House Raises the Alarm over Nigeria’s 3.5% Annual Deforestation Rate


Damilola Oyedele in Abuja

The House of Representatives has expressed its worry at the annual deforestation rate in Nigeria, put at 3.5 per cent by the Food and Agricultural Organisation (FAO)’s 2015 Global Forest Resources Assessment, amounting to approximately 350,000 to 400,000 trees.

The once enviable forests around the country are in real danger of being wiped out, the House said. Experts also believe the various ongoing efforts by the government and private sector operators to adopt tree planting and re-afforestation initiatives have not adequately compensated for the rapid loss of forest cover.

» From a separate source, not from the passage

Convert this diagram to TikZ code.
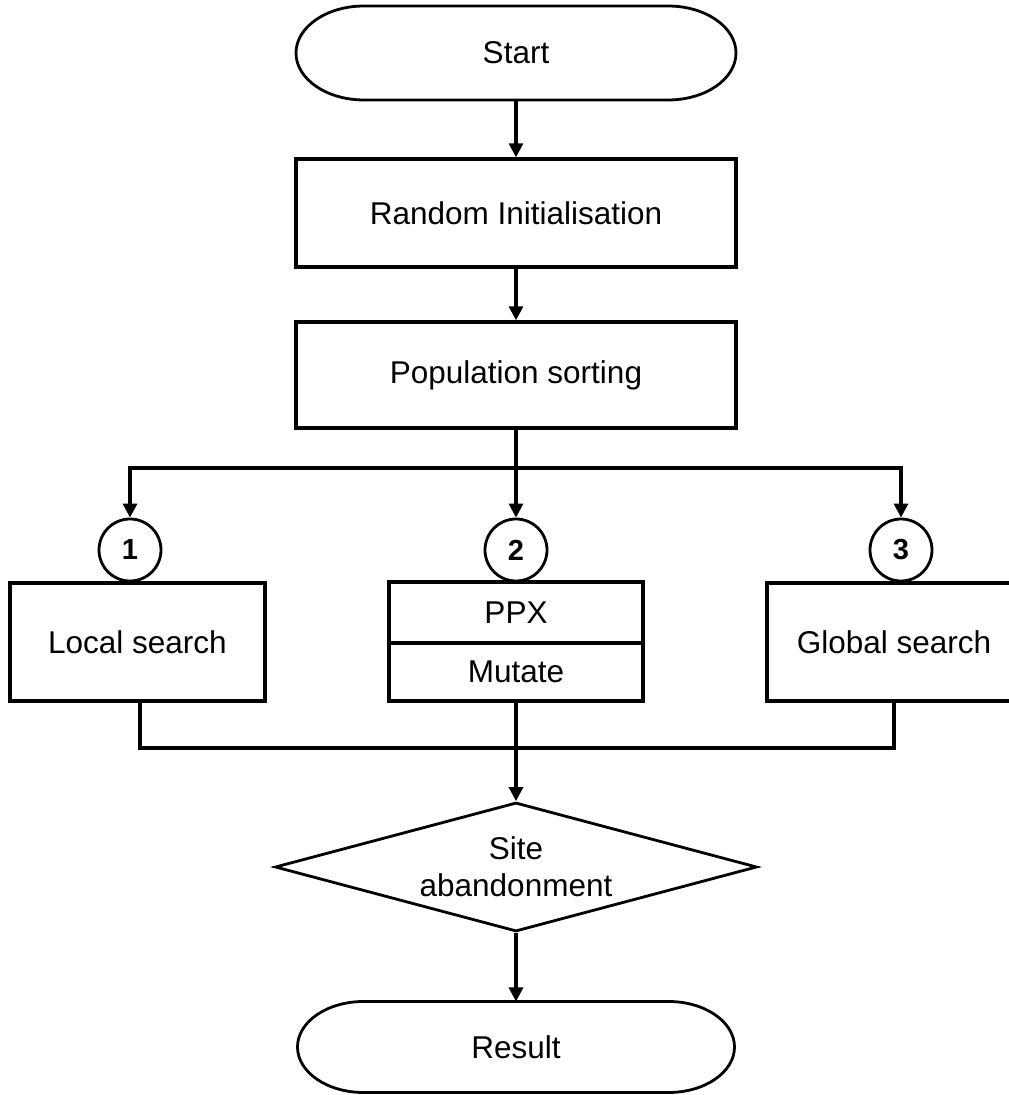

Speaker of the House of Representatives, Hon. Yakubu Dogara speaking in Abuja Tuesday, recalled that Nigeria was once covered by extensive forests.

Dogara, who was represented by the Minority Leader, Hon. Leo Ogor, spoke at the hearing of the ad hoc committee investigating massive deforestation and corruption that has crippled the environment and its effect on climate change, where he added that deforestation has long been taken for granted, but now faces the threat of wiping out forest reserves.

“I dare say the figure is on the increase, especially with the coming of foreign merchants in search of ornate species of wood called Rosewood, which Nigeria is fortunate to be blessed with but is fast becoming a nightmare for the nation,” Dogara said.

“We were alarmed when the FAO reported that Nigeria’s present forest status is less than 5 per cent, well below the international recommended 25 per cent forest standard (afforestation). With this statistics, as a parliament of the people, we cannot continue to fold our hands and watch our nation being destroyed; we must all join hands to preserve our environment. It is our collective heritage and responsibility,” he added.

Dogara said the legislature is concerned with the manner of implementation of various Deforestation, Desertification, Afforestation and Reforestation projects by government at all levels without clear cut success.

These he listed to include projects such as the Sahara Great Green Wall Projects, the Clean Gas Cook and the Wonder bag Initiative, the Presidential Initiative on Afforestation, the UN-REDD+, the FCPF projects and several other local and international projects, which were intended to return Nigeria back to its status of a country with rich forests.

The Chairman of the Committee, Hon. Bede Eke in his address, said the nation’s rich forests and its forest reserves hold the key to take the nation out of the current economic recession and even its state of insecurity.
He lamented that the deforestation with its attendant adverse effects have caused challenges in the eco system, agriculture, health, environmental degradation, climate change, economy and security.

Proactive measures must therefore be taken to avert total destruction of Nigeria’s once enviable forest cover, Bede said.

“It is important to mention that the change agenda of the present administration anchored on transparency in public service and zero tolerance for corruption would amount to nothing if institutions and individuals continue to engage in business with impunity,” he said.

Bede added that strict adherence to the rules and regulations for doing business in Nigeria, whether for domestic use or export purposes, must be complied with by all.
“The rampant ransack and exploitation of our rich forests calls for serious examination of the desirability or otherwise of certain agencies, which from our view have failed the nation in its enforcement mandate,” he added.